In [15]:
import pandas as pd
import sys
import numpy as np
import spotipy
from spotipy.oauth2 import SpotifyClientCredentials #To access authorised Spotify data
import requests
import datetime
import base64
import re
from collections import Counter
import psycopg2
import tqdm
from bs4 import BeautifulSoup

# 1. Dataset of Global Artists

Dataset downloaded from the html page: https://kworb.net/spotify/artists.html

In [110]:
def get_html(url):
    """
    Searches a url and retrieves an html and returns the object soup from bs4
    """
    # Requests the html of this page
    r = requests.get(url)
    r.encoding = 'utf-8'
    
    # Read the html text with Beautiful soup
    soup = BeautifulSoup(r.text, 'html.parser')
    
    return soup

In [111]:
def get_dataset():
    """
    Download the dataset from https://kworb.net/spotify/artists.html of global artists in Spotify
    """
    
    # Get the rows
    soup = get_html("https://kworb.net/spotify/artists.html")
    
    # Find the table where there are the artists sorted by streams
    table = soup.find('table')
    
    # Get the rows
    table_rows = table.find_all("tr")
    
    # For each row, append to a list the three columns of that table in a sublist
    l = []
    for tr in tqdm.tqdm(table_rows):
        td = tr.find_all('td')
        row = [tr.text for tr in td]
        if len(row)==3:
            l.append(row)
    
    # Convert the list of list into a dataframe
    df_art = pd.DataFrame(l, columns=["position", "artist", "streams"])
    return df_art

In [112]:
df = get_dataset()

100%|██████████| 10001/10001 [00:00<00:00, 73784.13it/s]


In [113]:
df.head(5)

Unnamed: 0,position,artist,streams
0,1,Drake,19730111322
1,2,Post Malone,14381513844
2,3,Ed Sheeran,14038325763
3,4,J Balvin,13123142801
4,5,Justin Bieber,11891559063


# 2. Top Artists in Spain

Artists that have a famous song among the top 3000 songs of Spain

In [115]:
def get_dataset():
    """
    Download the dataset from https://kworb.net/spotify/artists.html of global artists in Spotify
    """
    
    soup = get_html("https://kworb.net/spotify/country/es_weekly_totals.html")
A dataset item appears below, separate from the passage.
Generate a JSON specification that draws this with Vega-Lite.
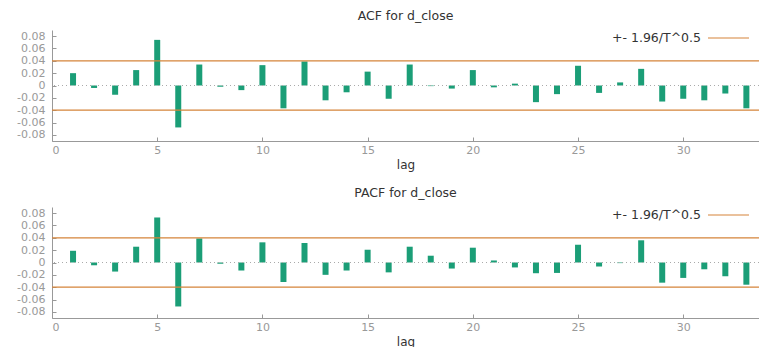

    # Find the table where there are the artists sorted by streams
    table_d1 = soup.find_all('tr', {"class": "d1"})
    table_d0 = soup.find_all('tr', {"class": "d0"})

    # Append all the results into a single table
    table = []
    for ss in table_d1:
        table.append(ss)
    for ss in table_d0:
        table.append(ss)

    # The first <a href=...> that appears is the name of the artist
    l = []
    for tr in tqdm.tqdm(table):
        txt = tr.find("a").text
        l.append(txt)

    df_art = pd.DataFrame(l, columns=["artist"])

100%|██████████| 3615/3615 [00:00<00:00, 45658.22it/s]